The other night, I diced an eggplant and sautéed it with some garlic, roughly chopped sweet onions, and a can of Muir Glen fire-roasted tomatoes. (They are my favorite!) I served that over pasta — but the kids didn’t seem to enjoy it as much as I did. I had about a cup and a half of that mixture left over and since it had sat for 2 days in the fridge, the flavors had intensified.
Over in the pantry was a bag of arborio rice (Italian short grain rice) and a container of chicken broth. Why not put my leftovers into a risotto? Certainly, people make risotto with eggplant all the time!
So, here’s what I did.
I took two tablespoons +/- olive oil and poured it into my big skillet set at medium high.
1 1/2 cups of arborio rice went right in the pan to toast up before cooking. (Browning the rice a bit gives your dish a nuttier taste.)

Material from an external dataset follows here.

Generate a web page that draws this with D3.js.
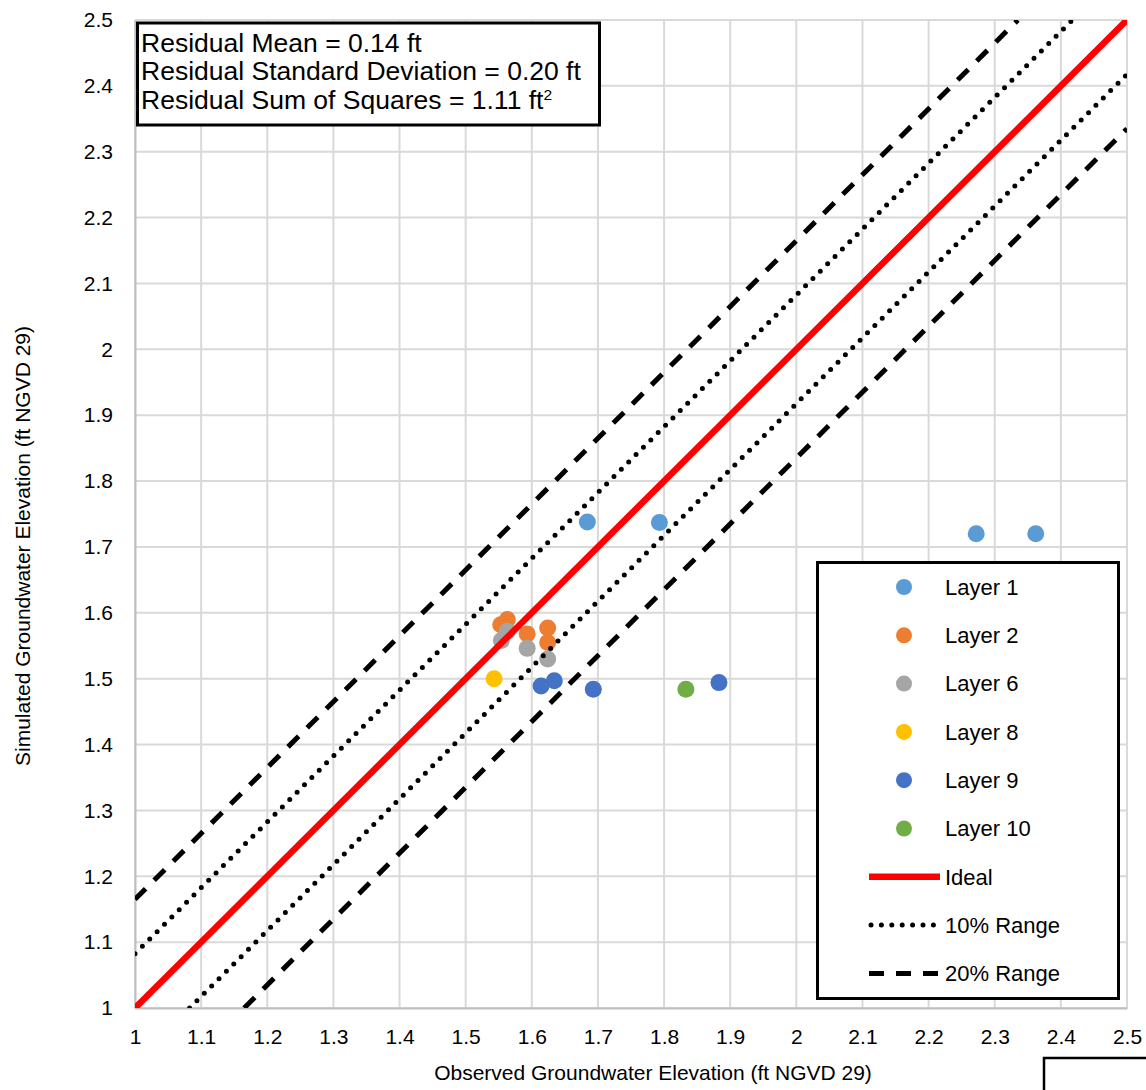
<!DOCTYPE html>
<html>
<head>
<meta charset="utf-8">
<script src="https://cdn.jsdelivr.net/npm/d3@7/dist/d3.min.js"></script>
<style>
  body { margin: 0; background: #fff; }
  text { font-family: "Liberation Sans", Arial, sans-serif; fill: #000; }
</style>
</head>
<body>
<div id="chart"></div>
<script>
// series names and colours
const layers = ["Layer 1", "Layer 2", "Layer 6", "Layer 8", "Layer 9", "Layer 10"];
const layerColors = ["#5B9BD5", "#ED7D31", "#A5A5A5", "#FFC000", "#4472C4", "#70AD47"];

// observed (x) and simulated (y) values per layer
const observed = [
    [1.684, 1.793, 2.272, 2.362],
    [1.553, 1.563, 1.593, 1.624, 1.624],
    [1.554, 1.563, 1.593, 1.624],
    [1.543],
    [1.614, 1.634, 1.693, 1.883],
    [1.833]
];
const simulated = [
    [1.738, 1.737, 1.720, 1.720],
    [1.582, 1.590, 1.568, 1.577, 1.555],
    [1.558, 1.572, 1.546, 1.530],
    [1.500],
    [1.489, 1.497, 1.484, 1.494],
    [1.484]
];

// reference lines: offset from ideal
const refNames = ["Ideal", "10% Range", "20% Range"];
const refOffsets = [0, 0.0825, 0.165];

const ticks = [1, 1.1, 1.2, 1.3, 1.4, 1.5, 1.6, 1.7, 1.8, 1.9, 2, 2.1, 2.2, 2.3, 2.4, 2.5];

const statLines = ["Residual Mean = 0.14 ft", "Residual Standard Deviation = 0.20 ft", "Residual Sum of Squares = 1.11 ft"];

let width = 1146, height = 1090;
let margin = {top: 20, right: 19, bottom: 82, left: 135};

let svg = d3.select("#chart").append("svg")
    .attr("width", width)
    .attr("height", height);

let x = d3.scaleLinear().domain([1, 2.5]).range([margin.left, width - margin.right]);
let y = d3.scaleLinear().domain([1, 2.5]).range([height - margin.bottom, margin.top]);

// grid
svg.append("g").selectAll("line.v").data(ticks).enter().append("line")
    .attr("x1", d => x(d)).attr("x2", d => x(d))
    .attr("y1", y(1)).attr("y2", y(2.5))
    .style("stroke", "#d9d9d9").style("stroke-width", 2);
svg.append("g").selectAll("line.h").data(ticks).enter().append("line")
    .attr("y1", d => y(d)).attr("y2", d => y(d))
    .attr("x1", x(1)).attr("x2", x(2.5))
    .style("stroke", "#d9d9d9").style("stroke-width", 2);

// axes
let xAxis = svg.append("g")
    .attr("transform", "translate(0," + y(1) + ")")
    .call(d3.axisBottom(x).tickValues(ticks).tickSize(0).tickPadding(21).tickFormat(d3.format("")));
let yAxis = svg.append("g")
    .attr("transform", "translate(" + x(1) + ",0)")
    .call(d3.axisLeft(y).tickValues(ticks).tickSize(0).tickPadding(22).tickFormat(d3.format("")));
[xAxis, yAxis].forEach(a => {
    a.select(".domain").style("stroke", "#bfbfbf").style("stroke-width", 2);
    a.selectAll("text").style("font-size", "21px").style("font-family", '"Liberation Sans", Arial, sans-serif');
});

// axis titles
svg.append("text")
    .attr("x", 653).attr("y", 1080)
    .attr("text-anchor", "middle")
    .style("font-size", "21px")
    .text("Observed Groundwater Elevation (ft NGVD 29)");
svg.append("text")
    .attr("transform", "translate(30,546) rotate(-90)")
    .attr("text-anchor", "middle")
    .style("font-size", "21px")
    .text("Simulated Groundwater Elevation (ft NGVD 29)");

svg.append("clipPath").attr("id", "plot-clip")
    .append("rect")
    .attr("x", x(1)).attr("y", y(2.5))
    .attr("width", x(2.5) - x(1)).attr("height", y(1) - y(2.5));

// scatter points
layers.forEach((name, i) => {
    let pts = observed[i].map((o, j) => ({x: o, y: simulated[i][j]}));
    svg.append("g").selectAll("circle").data(pts).enter().append("circle")
        .attr("cx", d => x(d.x))
        .attr("cy", d => y(d.y))
        .attr("r", 8.5)
        .style("fill", layerColors[i]);
});

// line styles
function styleRef(sel, k) {
    if (k === 0) {
        sel.style("stroke", "#ff0000").style("stroke-width", 6.5);
    } else if (k === 1) {
        sel.style("stroke", "#000").style("stroke-width", 5)
            .style("stroke-linecap", "round").style("stroke-dasharray", "0 10.4");
    } else {
        sel.style("stroke", "#000").style("stroke-width", 5)
            .style("stroke-dasharray", "15 12");
    }
    return sel;
}

let refG = svg.append("g").attr("clip-path", "url(#plot-clip)");
let line = d3.line().x(d => x(d[0])).y(d => y(d[1]));
refOffsets.forEach((off, k) => {
    let signs = off === 0 ? [0] : [1, -1];
    signs.forEach(s => {
        // y = x + s*off, clipped to the axis range
        let x0 = Math.max(1, 1 - s * off), x1 = Math.min(2.5, 2.5 - s * off);
        let path = refG.append("path")
            .attr("d", line([[x0, x0 + s * off], [x1, x1 + s * off]]))
            .style("fill", "none");
        styleRef(path, k);
    });
});

// stats box
svg.append("rect")
    .attr("x", 137.5).attr("y", 23).attr("width", 462).attr("height", 102)
    .style("fill", "#fff").style("stroke", "#000").style("stroke-width", 3);
let statG = svg.append("g").attr("transform", "translate(141,0) scale(1.04,1)");
statLines.forEach((t, i) => {
    let txt = statG.append("text")
        .attr("x", 0).attr("y", 52 + i * 28.5)
        .style("font-size", "25.5px")
        .text(t);
    if (i === 2) {
        txt.append("tspan").attr("dy", -9).style("font-size", "15px").text("2");
    }
});

// legend
let legend = svg.append("g");
legend.append("rect")
    .attr("x", 817.5).attr("y", 562.5).attr("width", 301).attr("height", 436)
    .style("fill", "#fff").style("stroke", "#000").style("stroke-width", 3);
let rowY = i => 587 + i * 48.3;
layers.forEach((name, i) => {
    legend.append("circle").attr("cx", 904).attr("cy", rowY(i)).attr("r", 8).style("fill", layerColors[i]);
    legend.append("text").attr("x", 945).attr("y", rowY(i)).attr("dy", "0.35em")
        .style("font-size", "22px").text(name);
});
refNames.forEach((name, k) => {
    let i = layers.length + k;
    let l = legend.append("line")
        .attr("x1", k === 1 ? 871 : 869).attr("x2", 940)
        .attr("y1", rowY(i)).attr("y2", rowY(i));
    styleRef(l, k);
    legend.append("text").attr("x", 945).attr("y", rowY(i)).attr("dy", "0.35em")
        .style("font-size", "22px").text(name);
});

// stray box at lower right
svg.append("rect")
    .attr("x", 1044).attr("y", 1058).attr("width", 130).attr("height", 60)
    .style("fill", "none").style("stroke", "#000").style("stroke-width", 2.5);
</script>
</body>
</html>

After about 5 minutes of “frying’ the rice I added about 1 cup of chicken broth and stirred it while it cooked. I lowered the heat to medium and over the next 20 minutes or so, I continued to add more broth (I used 32oz – 4 cups total) slowly, stirring as the rice absorbed the liquid. What you’re looking for is a creamy consistency — not the dry, white rice that you get in a Chinese restaurant! Keep in mind that risotto is supposed to be cooked “al dente” — which means that it is a little firm and chewy even though it is a very starchy, rice dish.
I added my left over eggplant/garlic/onion/tomato mixture right into the pan. Then I shaved parmesan cheese right into the rice, a few pinches of salt, and I stirred it together. All in all, it took about 25 minutes from the time I started until I was ready to eat. Not bad, eh? It was as good as it looks. And I have some left over — tomorrow, I can just add a little broth and zap it in the microwave.